Darauf zu verzichten und darauf zu vertrauen, dass sich irgendwie, irgendwann im Gespräch aller mit allen ein passender Ersatz bildet (vor allem zwischen Jugendlichen, die kaum deutsch können und ihrem deutschen Ethik-Lehrer sprachlich hoffnungslos unterlegen sind -- auch ein Fall von systematisch verzerrter Kommunikation!), ist grenzenlos naiv.
Anders, als "LvM" meint, sind es tatsächlich die Religionen gewesen, die das "Gewissen" erfunden haben. In seiner heutigen Bedeutung stammt der Begriff von Martin Luther. In anderen Sprachen, z.B. Chinesisch, Japanisch oder Koreanisch, hat es dafür vor Beginn der christlichen Missionierung gar keinen Ausdruck gegeben. Das heißt ja nicht, dass Chinesen, Japaner oder Koreaner vor dieser Zeit unethisch gehandelt hätten. Aber es ist immer wieder erstaunlich, wie unbedacht Begriffe, die zweifelsfrei einen religiösen Hintergrund haben wie "Gewissen", "Schuld" und "Identität", von Menschen, die sich religionslos nennen, zur Konstruktion ihrer eigenen Ethik herangezogen werden.

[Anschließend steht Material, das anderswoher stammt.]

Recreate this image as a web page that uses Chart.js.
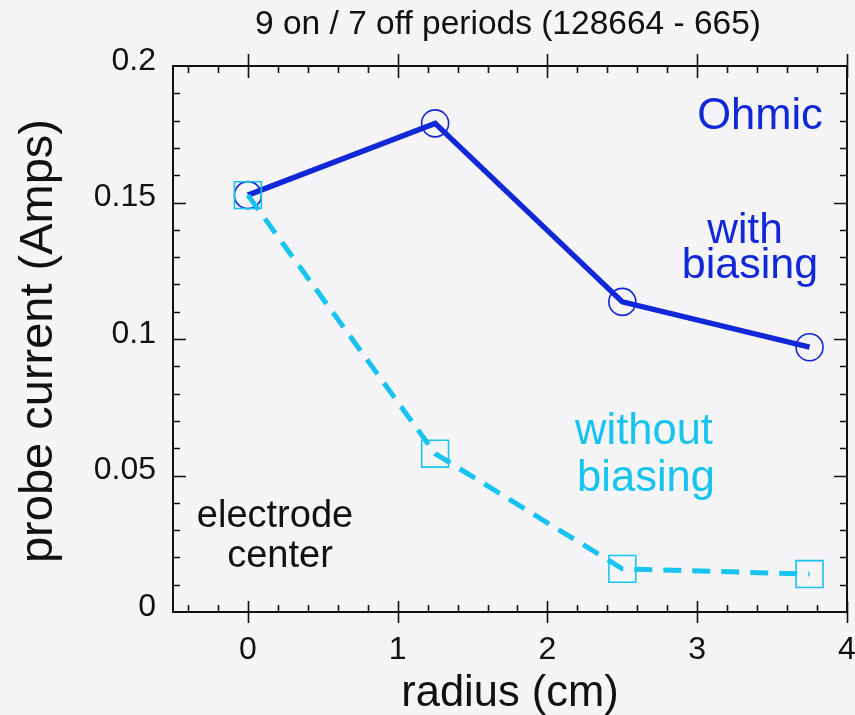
<!DOCTYPE html>
<html>
<head>
<meta charset="utf-8">
<script src="https://cdn.jsdelivr.net/npm/chart.js@4.4.1/dist/chart.umd.min.js"></script>
<style>
  html, body { margin: 0; padding: 0; background: #f5f5f7; }
  #wrap { width: 855px; height: 715px; }
</style>
</head>
<body>
<div id="wrap"><canvas id="c" width="855" height="715"></canvas></div>
<script>
// ---- data ----
const radius = [0, 1.25, 2.5, 3.75];
const ohmicWithBiasing = [0.1527, 0.179, 0.1136, 0.097];
const withoutBiasing = [0.1527, 0.058, 0.0158, 0.0139];
const xTickValues = [0, 1, 2, 3, 4];
const yTickValues = [0, 0.05, 0.1, 0.15, 0.2];
const xTickLabels = ['0', '1', '2', '3', '4'];
const yTickLabels = ['0', '0.05', '0.1', '0.15', '0.2'];

const BLUE = '#1128d8';
const CYAN = '#17c3f0';
const FONT = '"Liberation Sans", Arial, Helvetica, sans-serif';

const frame = {
  id: 'frame',
  beforeDraw(chart) {
    const ctx = chart.ctx;
    ctx.save();
    ctx.fillStyle = '#f5f5f7';
    ctx.fillRect(0, 0, chart.width, chart.height);
    ctx.restore();
  },
  afterDatasetsDraw(chart) {
    const ctx = chart.ctx;
    const a = chart.chartArea;
    const xs = chart.scales.x, ys = chart.scales.y;
    ctx.save();
    ctx.strokeStyle = '#111';
    ctx.lineWidth = 2;
    ctx.strokeRect(a.left, a.top, a.right - a.left, a.bottom - a.top);
    ctx.lineWidth = 1.6;
    ctx.beginPath();
    for (let i = Math.round(xs.min / 0.2); i <= Math.round(xs.max / 0.2); i++) {
      const v = i * 0.2;
      const px = Math.round(xs.getPixelForValue(v)) + 0.5;
      if (px <= a.left + 1) continue;
      const major = Math.abs(v - Math.round(v)) < 1e-6;
      if (major) {
        ctx.moveTo(px, a.bottom + 11); ctx.lineTo(px, a.bottom - 11);
        ctx.moveTo(px, a.top - 12); ctx.lineTo(px, a.top + 12);
      } else if (px < a.right - 1) {
        ctx.moveTo(px, a.bottom); ctx.lineTo(px, a.bottom - 7);
        ctx.moveTo(px, a.top); ctx.lineTo(px, a.top + 7);
      }
    }
    for (let i = 0; i <= 20; i++) {
      const v = i * 0.01;
      const py = Math.round(ys.getPixelForValue(v)) + 0.5;
      if (py >= a.bottom - 1 || py <= a.top + 1) continue;
      const major = i % 5 === 0;
      const L = major ? 13 : 7;
      ctx.moveTo(a.left, py); ctx.lineTo(a.left + L, py);
      ctx.moveTo(a.right, py); ctx.lineTo(a.right - L, py);
    }
    ctx.stroke();

    function txt(s, x, y, size, color, align) {
      ctx.font = size + 'px ' + FONT;
      ctx.fillStyle = color;
      ctx.textAlign = align || 'center';
      ctx.textBaseline = 'alphabetic';
      ctx.fillText(s, x, y);
    }
    txt('9 on / 7 off periods (128664 - 665)', 508, 34, 33.5, '#111');
    txt('radius (cm)', 510, 706, 43.5, '#111');
    ctx.save();
    ctx.translate(52, 341);
    ctx.rotate(-Math.PI / 2);
    txt('probe current (Amps)', 0, 0, 47, '#111');
    ctx.restore();

    txt('Ohmic', 760, 129, 43.5, BLUE);
    txt('with', 745, 243, 42.5, BLUE);
    txt('biasing', 750, 278, 43, BLUE);
    txt('without', 644, 444, 43.5, CYAN);
    txt('biasing', 646, 491, 43.5, CYAN);
    txt('electrode', 275, 527, 38, '#111');
    txt('center', 280, 567, 38, '#111');
    ctx.restore();
  }
};

new Chart(document.getElementById('c'), {
  type: 'line',
  data: {
    datasets: [
      {
        label: 'without biasing',
        data: radius.map((x, i) => ({ x, y: withoutBiasing[i] })),
        borderColor: CYAN,
        borderWidth: 5,
        borderDash: [18, 11],
        pointStyle: 'rect',
        pointRadius: 19,
        pointBorderColor: CYAN,
        pointBorderWidth: 1.6,
        pointBackgroundColor: 'rgba(0,0,0,0)',
        tension: 0,
        fill: false
      },
      {
        label: 'Ohmic with biasing',
        data: radius.map((x, i) => ({ x, y: ohmicWithBiasing[i] })),
        borderColor: BLUE,
        borderWidth: 5.5,
        pointStyle: 'circle',
        pointRadius: 13.5,
        pointBorderColor: BLUE,
        pointBorderWidth: 1.6,
        pointBackgroundColor: 'rgba(0,0,0,0)',
        tension: 0,
        fill: false
      }
    ]
  },
  options: {
    responsive: false,
    animation: false,
    layout: { autoPadding: false, padding: { top: 66, right: 8, left: 0, bottom: 0 } },
    plugins: { legend: { display: false }, title: { display: false }, tooltip: { enabled: false } },
    scales: {
      x: {
        type: 'linear',
        min: -0.5,
        max: 4,
        grid: { display: false, drawTicks: false },
        border: { display: false },
        afterFit(s) { s.height = 103; s.paddingLeft = 0; s.paddingRight = 0; },
        afterBuildTicks(s) { s.ticks = xTickValues.map(v => ({ value: v })); },
        ticks: {
          padding: 19,
          color: '#111',
          font: { family: FONT, size: 32 },
          callback(v) { const i = xTickValues.indexOf(v); return i >= 0 ? xTickLabels[i] : ''; }
        }
      },
      y: {
        type: 'linear',
        min: 0,
        max: 0.2,
        grid: { display: false, drawTicks: false },
        border: { display: false },
        afterFit(s) { s.width = 173; s.paddingTop = 0; s.paddingBottom = 0; },
        afterBuildTicks(s) { s.ticks = yTickValues.map(v => ({ value: v })); },
        ticks: {
          padding: 17,
          labelOffset: -5,
          color: '#111',
          font: { family: FONT, size: 32 },
          callback(v) {
            const i = yTickValues.findIndex(t => Math.abs(t - v) < 1e-9);
            return i >= 0 ? yTickLabels[i] : '';
          }
        }
      }
    }
  },
  plugins: [frame]
});
</script>
</body>
</html>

Wenn wir auf solche Begriffe also ohnehin nicht verzichten wollen (sonst müssten wir uns gleich für einen konsequenten und ethikfreien Atheismus à la Nietzsche aussprechen), sondern unseren Kindern wahrheitsgemäß (auch ein ethischer Wert!) mitteilen wollen, worum es uns geht, dann geht das ohne Religionsunterricht eigentlich gar nicht.